About the Author: Zhiyuan Liu is an Associate Professor at the Department of Computer Science and Technology at Tsinghua University, China. His research interests include pretrained language models, knowledge graphs and social computation, and he has published more than 120 papers at leading conferences and in respected journals with over 28000 Google Scholar citations. He has received several awards/honors, including Excellent Doctoral Dissertation awards from Tsinghua University and the Chinese Association for Artificial Intelligence, and was named as one of MIT Technology Review Innovators Under 35 China (MIT TR-35 China). He has served as area chair for various conferences, including ACL, EMNLP, COLING.
Yankai Lin is an Assistant Professor at Gaoling School of Artificial Intelligence, Renmin University of China. His research interests include pretrained language models and knowledge-guided natural language processing. He has published more than 50 papers at leading conferences, including ACL, EMNLP, IJCAI, AAAI and NeurIPS with over 8000 Google Scholar citations. He was named an Academic Rising Star of Tsinghua University and a Baidu Scholar. He has served as area chair for EMNLP and ACL ARR.

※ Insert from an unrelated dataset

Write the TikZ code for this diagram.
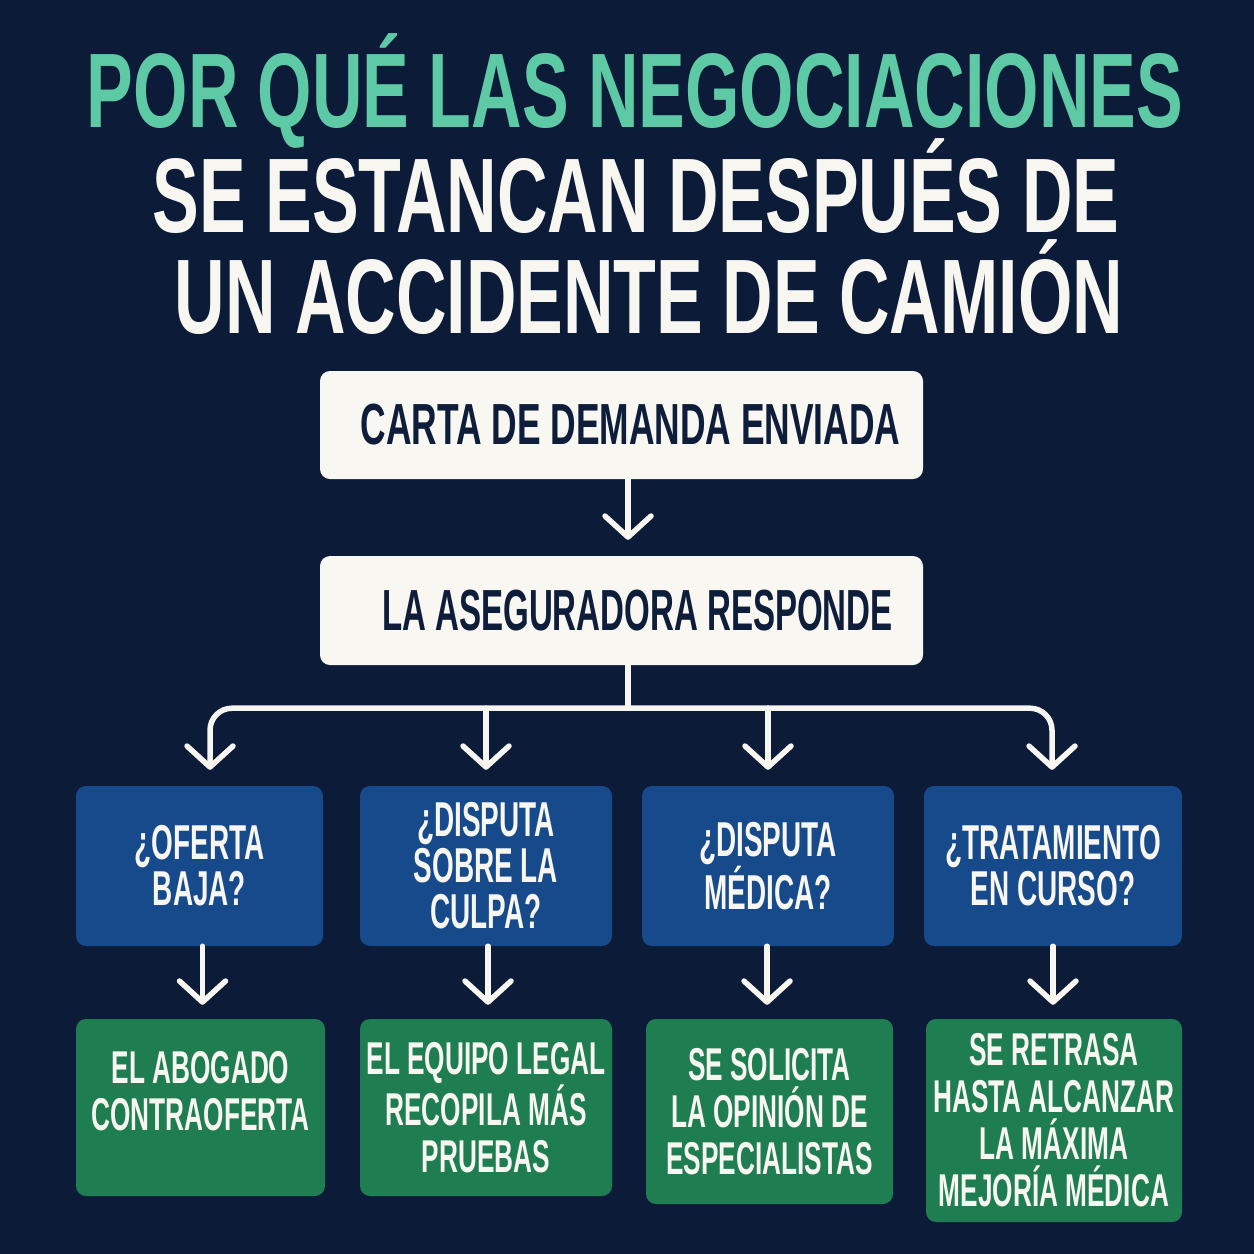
\documentclass[tikz,border=0pt]{standalone}
\usepackage{fontspec}
\setmainfont{Liberation Sans}
\newfontfamily\titlef[FakeStretch=0.66]{Liberation Sans}
\newfontfamily\bodyf[FakeStretch=0.57]{Liberation Sans}
\newfontfamily\stepf[FakeStretch=0.61]{Liberation Sans}
\usetikzlibrary{arrows.meta,calc}
\definecolor{bg}{HTML}{0B1B38}
\definecolor{mint}{HTML}{5DC9A5}
\definecolor{offwhite}{HTML}{F7F6F0}
\definecolor{boxwhite}{HTML}{F8F7F2}
\definecolor{navytxt}{HTML}{0E1D3A}
\definecolor{qblue}{HTML}{174A8B}
\definecolor{agreen}{HTML}{1F7E51}
\begin{document}
\begin{tikzpicture}[x=1pt,y=-1pt,
  titletxt/.style={anchor=base, inner sep=0pt, font=\titlef\bfseries\fontsize{106}{106}\selectfont},
  basebox/.style={rectangle, rounded corners=10pt, inner sep=0pt, align=center},
  stepwhite/.style={basebox, fill=boxwhite, text=navytxt, font=\bodyf\bfseries\fontsize{58}{58}\selectfont},
  question/.style={basebox, fill=qblue, text=offwhite, font=\bodyf\bfseries\fontsize{49}{46}\selectfont},
  answer/.style={basebox, fill=agreen, text=offwhite, font=\bodyf\bfseries\fontsize{46}{47}\selectfont},
  conn/.style={draw=offwhite, line width=5.5pt, line cap=round, line join=round},
  arr/.style={conn, -{Straight Barb[length=21pt, width=46pt, round]}}
]
\fill[bg] (0,0) rectangle (1254,1254);
\useasboundingbox (0,0) rectangle (1254,1254);

% title
\node[titletxt, text=mint] (t1) at (635,127) {POR QUÉ LAS NEGOCIACIONES};
\node[titletxt, text=offwhite] (t2) at (636,232) {SE ESTANCAN DESPUÉS DE};
\node[titletxt, text=offwhite] (t3) at (649,333) {UN ACCIDENTE DE CAMIÓN};

% main steps
\node[stepwhite, minimum width=603pt, minimum height=108pt, font=\stepf\bfseries\fontsize{58}{58}\selectfont] (b1) at (621.5,425) {\hspace*{18pt}CARTA DE DEMANDA ENVIADA};
\node[stepwhite, minimum width=603pt, minimum height=109pt] (b2) at (621.5,610.5) {\hspace*{32pt}LA ASEGURADORA RESPONDE};

% questions
\node[question, minimum width=247pt, minimum height=160pt] (q1) at (199.5,866) {¿OFERTA\\BAJA?};
\node[question, minimum width=252pt, minimum height=160pt] (q2) at (486,866) {¿DISPUTA\\SOBRE LA\\CULPA?};
\node[question, minimum width=252pt, minimum height=160pt] (q3) at (768,866) {¿DISPUTA\\MÉDICA?};
\node[question, minimum width=258pt, minimum height=160pt] (q4) at (1053,866) {¿TRATAMIENTO\\EN CURSO?};

% answers
\node[answer, minimum width=249pt, minimum height=177pt] (g1) at (200.5,1107.5) {EL ABOGADO\\CONTRAOFERTA\\[-14pt]\mbox{}};
\node[answer, minimum width=252pt, minimum height=177pt] (g2) at (486,1107.5) {EL EQUIPO LEGAL\\RECOPILA MÁS\\PRUEBAS};
\node[answer, minimum width=247pt, minimum height=185pt] (g3) at (769.5,1111.5) {SE SOLICITA\\LA OPINIÓN DE\\ESPECIALISTAS};
\node[answer, minimum width=256pt, minimum height=203pt] (g4) at (1054,1120.5) {SE RETRASA\\HASTA ALCANZAR\\LA MÁXIMA\\MEJORÍA MÉDICA};

% connectors
\draw[arr, shorten >=16pt] ([xshift=6.5pt]b1.south) -- ([xshift=6.5pt]b2.north);
\draw[conn] ([xshift=6.5pt]b2.south) -- ++(0,43) coordinate (j);
\draw[arr, rounded corners=22pt, shorten >=16pt] (j) -| ([xshift=10.5pt]q1.north);
\draw[arr, shorten >=16pt] (j -| q2.north) -- (q2.north);
\draw[arr, shorten >=16pt] (j -| q3.north) -- (q3.north);
\draw[arr, rounded corners=22pt, shorten >=16pt] (j) -| ([xshift=-1pt]q4.north);

\draw[arr, shorten >=14pt] ([xshift=3pt]q1.south) -- ([xshift=3pt]q1.south |- g1.north);
\draw[arr, shorten >=14pt] ([xshift=2pt]q2.south) -- ([xshift=2pt]q2.south |- g2.north);
\draw[arr, shorten >=14pt] ([xshift=-1pt]q3.south) -- ([xshift=-1pt]q3.south |- g3.north);
\draw[arr, shorten >=14pt] (q4.south) -- (q4.south |- g4.north);
\end{tikzpicture}
\end{document}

Maosong Sun is a professor at the Department of Computer Science and Technology and the executive vice-dean of the Institute for Artificial Intelligence, Tsinghua University. His research interests include natural language processing, artificial intelligence, computational humanities and social sciences. He was a project chief scientist of the National Key Basic Research and Development Program (973 Program) of China. He has published over 200 papers at leading academic conferences and in respected journals, with over 30,000 Google Scholar citations. He is the director of Tsinghua University-National University of Singapore Joint Research Center on Next Generation Search Technologies, and the editor-in-chief of the Journal of Chinese Information Processing. He received the National Outstanding Practitioner Award from the State Commission for Language Affairs, People's Republic of China in 2007, and the National Excellent Scientific and Technological Practitioner Award from the China Association for Science and Technology in 2016. He became the Member of the Academia Europaea in 2020, and the Fellow of the Association for Computational Linguistics (ACL) in 2022.